- [Short task] Please copy out exactly, and only, the lines between the line with "Rebuild this chart" and the line with "var mzLabels = [100, 200, 300, 400, 500]", both included. Pictures are to be omitted.

☆ ☆ ☆

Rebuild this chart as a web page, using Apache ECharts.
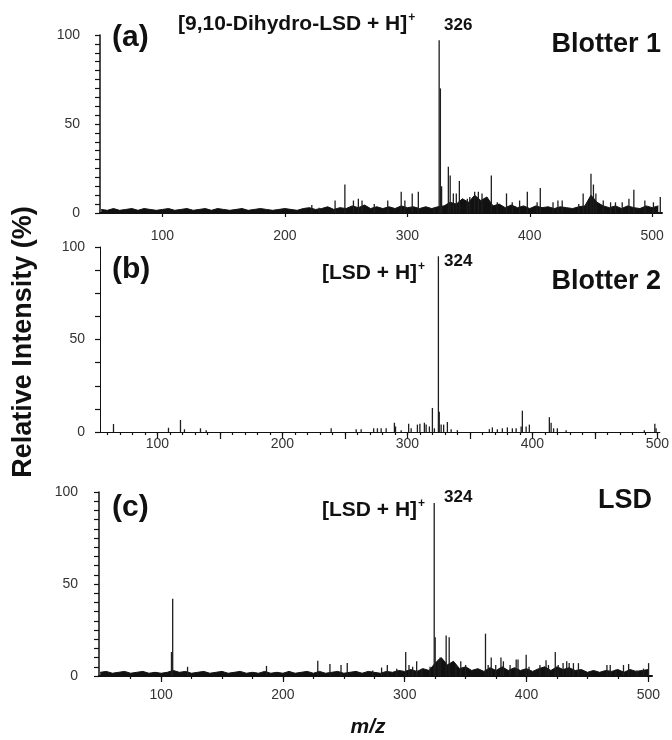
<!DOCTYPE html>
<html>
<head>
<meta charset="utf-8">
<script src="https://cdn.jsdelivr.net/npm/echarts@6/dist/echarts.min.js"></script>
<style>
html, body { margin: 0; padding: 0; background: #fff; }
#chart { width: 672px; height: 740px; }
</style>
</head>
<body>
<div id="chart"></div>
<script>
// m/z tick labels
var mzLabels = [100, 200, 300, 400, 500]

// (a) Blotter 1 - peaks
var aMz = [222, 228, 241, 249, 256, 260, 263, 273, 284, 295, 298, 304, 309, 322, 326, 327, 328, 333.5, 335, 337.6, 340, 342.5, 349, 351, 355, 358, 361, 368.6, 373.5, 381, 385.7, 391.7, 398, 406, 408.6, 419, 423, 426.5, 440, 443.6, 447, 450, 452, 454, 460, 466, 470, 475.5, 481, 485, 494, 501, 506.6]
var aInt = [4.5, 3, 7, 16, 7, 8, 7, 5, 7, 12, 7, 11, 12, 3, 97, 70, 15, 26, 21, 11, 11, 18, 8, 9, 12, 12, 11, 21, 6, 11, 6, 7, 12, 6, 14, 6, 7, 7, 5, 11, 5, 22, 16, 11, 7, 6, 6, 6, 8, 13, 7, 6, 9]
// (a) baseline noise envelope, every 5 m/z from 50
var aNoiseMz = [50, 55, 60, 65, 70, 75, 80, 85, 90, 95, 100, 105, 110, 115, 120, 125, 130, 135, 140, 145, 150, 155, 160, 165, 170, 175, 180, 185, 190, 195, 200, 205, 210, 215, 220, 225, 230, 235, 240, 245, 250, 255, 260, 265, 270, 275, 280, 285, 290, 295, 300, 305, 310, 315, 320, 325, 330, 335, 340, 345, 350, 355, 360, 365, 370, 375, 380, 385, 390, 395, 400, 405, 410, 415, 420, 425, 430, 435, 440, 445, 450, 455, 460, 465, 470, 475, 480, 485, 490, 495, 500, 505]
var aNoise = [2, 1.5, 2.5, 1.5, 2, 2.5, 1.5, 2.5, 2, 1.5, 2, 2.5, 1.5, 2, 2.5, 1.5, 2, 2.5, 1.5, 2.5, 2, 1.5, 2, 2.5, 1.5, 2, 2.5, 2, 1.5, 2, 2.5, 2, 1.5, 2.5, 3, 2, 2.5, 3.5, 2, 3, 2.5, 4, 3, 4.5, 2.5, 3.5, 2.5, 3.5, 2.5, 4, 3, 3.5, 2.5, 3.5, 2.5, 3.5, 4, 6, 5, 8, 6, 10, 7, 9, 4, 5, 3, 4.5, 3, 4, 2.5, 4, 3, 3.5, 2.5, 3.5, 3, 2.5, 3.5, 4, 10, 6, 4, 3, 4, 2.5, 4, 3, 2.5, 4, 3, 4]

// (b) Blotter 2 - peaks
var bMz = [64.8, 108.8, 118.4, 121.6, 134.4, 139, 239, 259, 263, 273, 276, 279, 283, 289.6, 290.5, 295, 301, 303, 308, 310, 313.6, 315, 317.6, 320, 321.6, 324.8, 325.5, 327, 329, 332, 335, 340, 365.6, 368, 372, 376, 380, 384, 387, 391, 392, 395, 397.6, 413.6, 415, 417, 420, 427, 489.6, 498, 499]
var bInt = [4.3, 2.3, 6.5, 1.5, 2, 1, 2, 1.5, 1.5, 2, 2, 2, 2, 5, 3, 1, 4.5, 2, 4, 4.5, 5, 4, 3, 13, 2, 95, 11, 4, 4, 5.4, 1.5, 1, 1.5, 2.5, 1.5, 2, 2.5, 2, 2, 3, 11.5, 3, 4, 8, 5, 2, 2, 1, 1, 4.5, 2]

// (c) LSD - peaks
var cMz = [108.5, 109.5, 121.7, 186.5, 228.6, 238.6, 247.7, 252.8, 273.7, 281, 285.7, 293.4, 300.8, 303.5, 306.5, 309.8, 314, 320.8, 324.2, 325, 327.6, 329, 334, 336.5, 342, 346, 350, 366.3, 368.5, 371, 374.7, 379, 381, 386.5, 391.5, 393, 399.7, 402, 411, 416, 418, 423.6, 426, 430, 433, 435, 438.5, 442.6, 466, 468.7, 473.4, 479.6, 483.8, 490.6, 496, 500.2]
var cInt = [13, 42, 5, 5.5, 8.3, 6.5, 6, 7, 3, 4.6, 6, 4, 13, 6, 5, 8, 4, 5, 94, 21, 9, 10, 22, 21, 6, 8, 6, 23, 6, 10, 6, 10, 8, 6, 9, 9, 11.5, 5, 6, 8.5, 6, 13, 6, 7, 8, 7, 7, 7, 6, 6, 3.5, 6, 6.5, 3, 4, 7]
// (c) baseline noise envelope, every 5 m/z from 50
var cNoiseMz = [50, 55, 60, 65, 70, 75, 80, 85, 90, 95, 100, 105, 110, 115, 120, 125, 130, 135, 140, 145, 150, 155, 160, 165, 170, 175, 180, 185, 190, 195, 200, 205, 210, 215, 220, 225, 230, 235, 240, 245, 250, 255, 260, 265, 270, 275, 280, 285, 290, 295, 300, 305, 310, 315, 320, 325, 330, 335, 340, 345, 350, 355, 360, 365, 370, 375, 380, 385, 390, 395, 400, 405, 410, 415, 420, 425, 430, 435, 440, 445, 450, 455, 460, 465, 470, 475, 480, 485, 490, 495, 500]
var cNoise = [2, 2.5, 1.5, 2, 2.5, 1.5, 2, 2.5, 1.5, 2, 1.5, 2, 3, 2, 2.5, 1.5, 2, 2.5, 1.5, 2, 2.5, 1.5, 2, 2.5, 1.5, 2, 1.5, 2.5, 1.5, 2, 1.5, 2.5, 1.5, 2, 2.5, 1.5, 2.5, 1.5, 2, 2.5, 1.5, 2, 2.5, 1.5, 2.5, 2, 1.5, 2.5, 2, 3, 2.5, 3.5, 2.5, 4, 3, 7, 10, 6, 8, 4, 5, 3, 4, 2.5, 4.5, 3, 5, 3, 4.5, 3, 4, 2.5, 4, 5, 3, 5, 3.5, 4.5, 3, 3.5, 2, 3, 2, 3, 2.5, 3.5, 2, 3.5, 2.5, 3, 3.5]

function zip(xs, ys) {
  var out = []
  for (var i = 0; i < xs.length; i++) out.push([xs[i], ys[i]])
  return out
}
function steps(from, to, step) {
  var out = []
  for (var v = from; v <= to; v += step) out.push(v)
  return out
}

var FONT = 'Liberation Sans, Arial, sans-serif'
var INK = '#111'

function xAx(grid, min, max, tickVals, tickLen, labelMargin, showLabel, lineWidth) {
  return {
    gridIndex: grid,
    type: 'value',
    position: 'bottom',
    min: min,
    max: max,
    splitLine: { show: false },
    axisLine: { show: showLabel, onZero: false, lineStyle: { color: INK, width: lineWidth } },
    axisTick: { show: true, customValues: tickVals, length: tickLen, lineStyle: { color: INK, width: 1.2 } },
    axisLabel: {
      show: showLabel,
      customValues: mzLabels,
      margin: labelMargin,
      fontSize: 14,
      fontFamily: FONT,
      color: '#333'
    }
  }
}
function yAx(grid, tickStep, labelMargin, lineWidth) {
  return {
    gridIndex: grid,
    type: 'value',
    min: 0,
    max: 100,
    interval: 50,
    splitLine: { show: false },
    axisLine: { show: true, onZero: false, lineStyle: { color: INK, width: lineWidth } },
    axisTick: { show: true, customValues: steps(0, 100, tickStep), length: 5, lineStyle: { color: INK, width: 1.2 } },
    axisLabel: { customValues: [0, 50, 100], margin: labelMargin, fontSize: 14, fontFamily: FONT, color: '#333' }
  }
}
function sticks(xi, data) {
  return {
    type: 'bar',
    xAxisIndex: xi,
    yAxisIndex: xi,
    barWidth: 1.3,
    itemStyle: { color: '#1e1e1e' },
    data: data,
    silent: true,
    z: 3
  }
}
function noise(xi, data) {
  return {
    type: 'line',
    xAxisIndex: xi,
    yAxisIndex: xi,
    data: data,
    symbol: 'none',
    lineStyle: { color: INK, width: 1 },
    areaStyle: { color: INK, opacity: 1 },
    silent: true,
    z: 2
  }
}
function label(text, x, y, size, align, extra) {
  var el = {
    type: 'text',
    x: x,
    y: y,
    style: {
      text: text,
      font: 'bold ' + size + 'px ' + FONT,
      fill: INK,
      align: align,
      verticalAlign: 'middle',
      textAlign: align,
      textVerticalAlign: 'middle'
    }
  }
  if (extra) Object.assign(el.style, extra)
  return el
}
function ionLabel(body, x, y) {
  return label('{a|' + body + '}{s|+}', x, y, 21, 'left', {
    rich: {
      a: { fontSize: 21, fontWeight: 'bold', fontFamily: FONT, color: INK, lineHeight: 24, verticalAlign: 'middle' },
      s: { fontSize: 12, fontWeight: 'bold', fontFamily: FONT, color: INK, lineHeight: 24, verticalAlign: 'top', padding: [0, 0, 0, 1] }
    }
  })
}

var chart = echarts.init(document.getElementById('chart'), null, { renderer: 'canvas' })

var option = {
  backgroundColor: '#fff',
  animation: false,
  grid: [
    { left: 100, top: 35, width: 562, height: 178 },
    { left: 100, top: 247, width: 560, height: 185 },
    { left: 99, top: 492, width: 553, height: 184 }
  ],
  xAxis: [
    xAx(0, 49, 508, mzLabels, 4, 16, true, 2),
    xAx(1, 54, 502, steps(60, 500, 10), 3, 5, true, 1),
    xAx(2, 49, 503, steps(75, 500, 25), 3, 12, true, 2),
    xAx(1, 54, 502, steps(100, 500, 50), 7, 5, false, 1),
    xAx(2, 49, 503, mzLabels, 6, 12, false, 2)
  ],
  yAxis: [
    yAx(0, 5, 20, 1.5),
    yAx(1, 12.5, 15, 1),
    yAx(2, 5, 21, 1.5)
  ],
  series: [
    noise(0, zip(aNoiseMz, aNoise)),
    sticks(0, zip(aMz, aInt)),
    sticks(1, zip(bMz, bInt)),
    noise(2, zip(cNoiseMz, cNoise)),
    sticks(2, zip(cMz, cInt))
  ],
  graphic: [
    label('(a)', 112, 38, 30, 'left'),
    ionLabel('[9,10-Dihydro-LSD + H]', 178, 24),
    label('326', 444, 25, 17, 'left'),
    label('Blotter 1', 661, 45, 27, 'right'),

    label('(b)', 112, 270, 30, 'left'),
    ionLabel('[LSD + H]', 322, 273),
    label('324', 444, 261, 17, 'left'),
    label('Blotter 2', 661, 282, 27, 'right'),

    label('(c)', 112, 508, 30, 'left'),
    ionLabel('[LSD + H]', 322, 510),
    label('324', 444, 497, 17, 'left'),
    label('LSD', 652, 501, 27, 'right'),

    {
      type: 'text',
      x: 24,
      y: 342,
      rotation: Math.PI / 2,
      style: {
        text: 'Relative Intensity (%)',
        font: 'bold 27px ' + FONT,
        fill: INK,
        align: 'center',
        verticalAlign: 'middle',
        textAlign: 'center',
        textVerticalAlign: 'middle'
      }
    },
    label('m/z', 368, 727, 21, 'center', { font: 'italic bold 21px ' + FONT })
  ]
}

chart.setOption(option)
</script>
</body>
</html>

☆ ☆ ☆

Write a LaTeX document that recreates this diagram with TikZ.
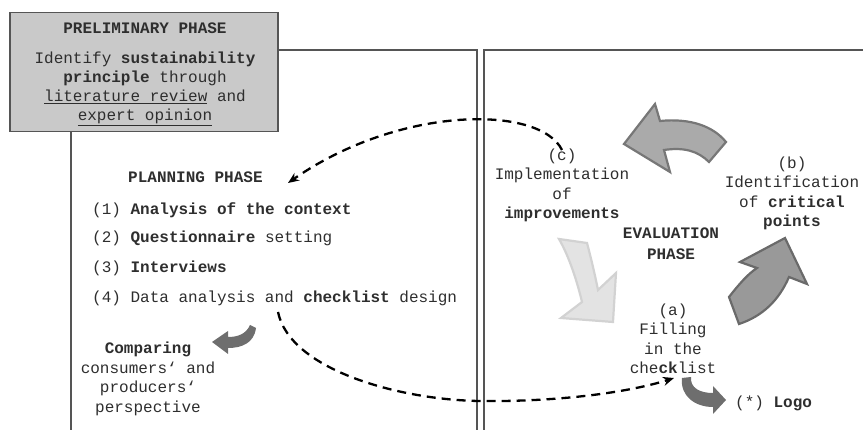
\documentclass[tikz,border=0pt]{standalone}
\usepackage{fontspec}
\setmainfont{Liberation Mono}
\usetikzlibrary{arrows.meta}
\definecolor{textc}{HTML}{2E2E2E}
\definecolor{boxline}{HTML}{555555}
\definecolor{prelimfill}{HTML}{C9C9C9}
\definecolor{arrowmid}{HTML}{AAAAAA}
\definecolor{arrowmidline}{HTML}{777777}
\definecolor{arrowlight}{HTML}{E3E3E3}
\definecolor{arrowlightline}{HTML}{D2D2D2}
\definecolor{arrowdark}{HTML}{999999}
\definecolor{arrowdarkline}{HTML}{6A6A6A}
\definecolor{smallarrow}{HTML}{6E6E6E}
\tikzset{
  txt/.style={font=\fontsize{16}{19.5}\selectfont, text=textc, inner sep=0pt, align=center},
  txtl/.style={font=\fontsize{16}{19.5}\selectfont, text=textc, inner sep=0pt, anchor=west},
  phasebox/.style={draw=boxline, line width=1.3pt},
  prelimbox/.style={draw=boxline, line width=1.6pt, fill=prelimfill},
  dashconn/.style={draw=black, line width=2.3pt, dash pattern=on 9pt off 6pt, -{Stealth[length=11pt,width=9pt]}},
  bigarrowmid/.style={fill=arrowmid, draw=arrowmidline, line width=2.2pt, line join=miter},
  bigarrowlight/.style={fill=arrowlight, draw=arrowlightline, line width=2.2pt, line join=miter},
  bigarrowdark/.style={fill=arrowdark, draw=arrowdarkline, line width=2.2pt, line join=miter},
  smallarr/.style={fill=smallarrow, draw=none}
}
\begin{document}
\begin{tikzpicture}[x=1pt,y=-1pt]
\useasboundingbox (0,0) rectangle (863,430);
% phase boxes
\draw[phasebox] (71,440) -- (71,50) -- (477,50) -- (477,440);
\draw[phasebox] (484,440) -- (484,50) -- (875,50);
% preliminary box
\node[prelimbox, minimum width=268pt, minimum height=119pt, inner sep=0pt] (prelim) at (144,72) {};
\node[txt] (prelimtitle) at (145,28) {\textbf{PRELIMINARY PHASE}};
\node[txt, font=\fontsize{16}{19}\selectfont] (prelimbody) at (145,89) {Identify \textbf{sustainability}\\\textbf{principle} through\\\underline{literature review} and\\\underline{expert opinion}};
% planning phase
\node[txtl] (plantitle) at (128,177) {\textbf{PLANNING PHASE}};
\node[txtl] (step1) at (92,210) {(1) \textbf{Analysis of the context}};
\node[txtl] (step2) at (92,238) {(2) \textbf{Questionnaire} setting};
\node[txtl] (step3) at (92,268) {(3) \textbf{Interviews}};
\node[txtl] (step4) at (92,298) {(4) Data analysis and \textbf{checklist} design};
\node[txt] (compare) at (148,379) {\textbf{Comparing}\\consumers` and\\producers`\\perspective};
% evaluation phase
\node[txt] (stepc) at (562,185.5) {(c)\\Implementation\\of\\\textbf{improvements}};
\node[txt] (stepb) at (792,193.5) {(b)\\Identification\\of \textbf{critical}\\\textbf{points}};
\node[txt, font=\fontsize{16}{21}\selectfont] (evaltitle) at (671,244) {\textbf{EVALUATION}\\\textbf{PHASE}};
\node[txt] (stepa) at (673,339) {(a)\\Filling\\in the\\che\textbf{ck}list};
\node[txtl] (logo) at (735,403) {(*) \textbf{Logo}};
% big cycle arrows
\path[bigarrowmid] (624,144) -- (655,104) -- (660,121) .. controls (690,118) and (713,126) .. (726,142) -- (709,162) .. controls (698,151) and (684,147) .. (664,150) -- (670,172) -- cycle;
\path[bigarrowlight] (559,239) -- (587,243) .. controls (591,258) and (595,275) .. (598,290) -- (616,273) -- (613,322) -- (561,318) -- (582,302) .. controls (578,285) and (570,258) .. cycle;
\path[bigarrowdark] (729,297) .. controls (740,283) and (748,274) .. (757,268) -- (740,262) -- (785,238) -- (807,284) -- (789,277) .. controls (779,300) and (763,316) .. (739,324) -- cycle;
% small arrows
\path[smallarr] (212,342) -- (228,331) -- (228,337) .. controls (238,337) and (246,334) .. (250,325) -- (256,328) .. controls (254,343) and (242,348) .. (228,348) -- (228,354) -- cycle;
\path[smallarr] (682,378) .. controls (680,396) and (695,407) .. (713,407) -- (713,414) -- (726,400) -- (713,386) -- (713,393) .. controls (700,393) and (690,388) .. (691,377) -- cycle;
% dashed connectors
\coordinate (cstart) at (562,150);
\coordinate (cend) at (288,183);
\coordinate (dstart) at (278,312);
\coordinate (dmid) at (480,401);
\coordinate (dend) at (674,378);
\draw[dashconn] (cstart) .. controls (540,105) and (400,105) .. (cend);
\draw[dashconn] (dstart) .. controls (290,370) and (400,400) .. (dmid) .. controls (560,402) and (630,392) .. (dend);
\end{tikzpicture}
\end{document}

☆ ☆ ☆

- [Solution]
Rebuild this chart as a web page, using Apache ECharts.
<!DOCTYPE html>
<html>
<head>
<meta charset="utf-8">
<script src="https://cdn.jsdelivr.net/npm/echarts@6/dist/echarts.min.js"></script>
<style>
html, body { margin: 0; padding: 0; background: #fff; }
#chart { width: 672px; height: 740px; }
</style>
</head>
<body>
<div id="chart"></div>
<script>
// m/z tick labels
var mzLabels = [100, 200, 300, 400, 500]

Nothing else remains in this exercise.